The Irish Taoiseach (Prime Minister) Brian Cowen has announced the appointment of an innovation taskforce to advise the government on positioning Ireland as an international innovation hub and help to make the “Smart Economy” a reality.

This will build on the government’s Framework for Sustainable Economic Renewal, set out in December 2008.

An International Monetary Fund assessment published last week said Ireland faces a deeper recession than any other advanced economy. “The lesson from severe global recessions in the past is that as well as weathering the economic storm, countries need to restructure their economies to target the next wave of economic growth,” Cowen said as he announced the taskforce.

Over 40 per cent of foreign direct investment in Ireland is in R&D. The taskforce will advise on ways to increase innovation and entrepreneurship and to ensure that investment in science, technology and research translates into high-value jobs and sustainable economic growth. It will also support the development of the Innovation Alliance between Trinity College Dublin and University College Dublin. The work of the taskforce will be complemented by a Green Enterprise Taskforce.

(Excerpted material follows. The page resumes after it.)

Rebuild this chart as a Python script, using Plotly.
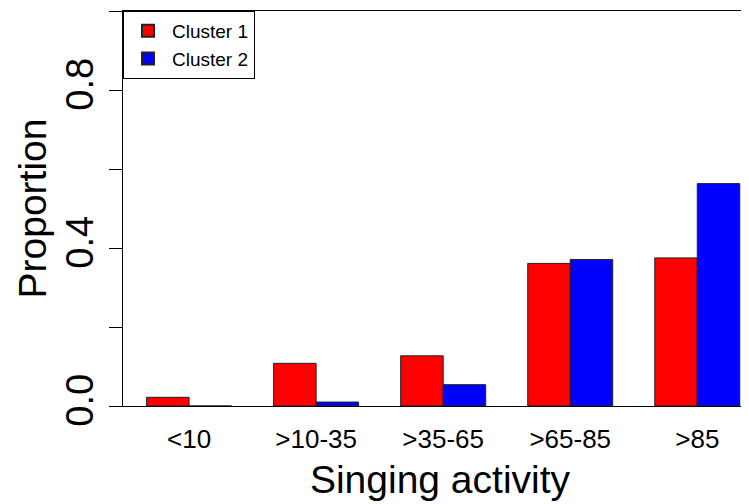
import plotly.graph_objects as go

categories = ["<10", ">10-35", ">35-65", ">65-85", ">85"]
cluster1 = [0.022, 0.108, 0.127, 0.361, 0.375]
cluster2 = [0.0, 0.010, 0.054, 0.371, 0.563]
ytick_vals = [0.0, 0.2, 0.4, 0.6, 0.8, 1.0]
ytick_text = ["0.0", "", "0.4", "", "0.8", ""]

FONT = "Liberation Sans, Arial, sans-serif"

fig = go.Figure()
fig.add_trace(go.Bar(x=categories, y=cluster1, name="Cluster 1",
                     marker=dict(color="#ff0000", line=dict(color="#222222", width=1))))
fig.add_trace(go.Bar(x=categories, y=cluster2, name="Cluster 2",
                     marker=dict(color="#0000ff", line=dict(color="#222222", width=1))))

fig.update_layout(
    width=749, height=504,
    margin=dict(l=115, r=0, t=3, b=106, pad=0, autoexpand=False),
    paper_bgcolor="white", plot_bgcolor="white",
    barmode="group", bargap=0.331, bargroupgap=0,
    font=dict(family=FONT, color="black"),
    showlegend=True,
    legend=dict(x=0, y=1, xanchor="left", yanchor="top",
                bordercolor="black", borderwidth=1, bgcolor="white",
                font=dict(size=19, family=FONT), itemsizing="constant",
                itemwidth=38, tracegroupgap=0),
)
fig.update_xaxes(
    type="category", range=[-0.52, 4.47], automargin=False,
    showline=True, mirror=True, linecolor="black", linewidth=1,
    ticks="", showgrid=False, zeroline=False,
    tickfont=dict(size=26, family=FONT), ticklabelstandoff=10,
    title=dict(text="Singing activity", font=dict(size=39, family=FONT), standoff=12),
)
fig.update_yaxes(
    range=[0, 1], automargin=False, showline=True, linecolor="black", linewidth=1,
    tickvals=ytick_vals, ticktext=ytick_text, ticks="outside", ticklen=13,
    tickcolor="black", showgrid=False, zeroline=False, tickangle=-90,
    tickfont=dict(size=38, family=FONT), ticklabelstandoff=1,
    title=dict(text="Proportion", font=dict(size=39, family=FONT), standoff=0),
)

fig.write_html("out.html")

There was one optimistic sign for the future of the Irish economy in a recent report by Pricewaterhouse Coopers, which found that recent changes in taxation have made Ireland a prime location for the establishment of global venture capital and Research & Development operations.

“The changes have particular significance for global venture capital companies as the Irish Government has now introduced highly attractive tax incentives for carried interest,” said Regina Breheny, director general of the Irish Venture Capital Association, commenting on the report.

Carried interest refers to the share of the proceeds a VC realises from the sale of an investee firm. It is treated as a capital gain, rather than income, and is now taxed at a lower rate of 15 per cent for individuals holding interest through a partnership, or 12.5 per cent for companies.

“Taken together with the Irish Government’s commitment to the 12.5 per cent corporate tax rate, plus its incentives in the area of intellectual property and R&D, these additional taxation measures have positioned Ireland to the forefront of countries for IP development and management,” the report says.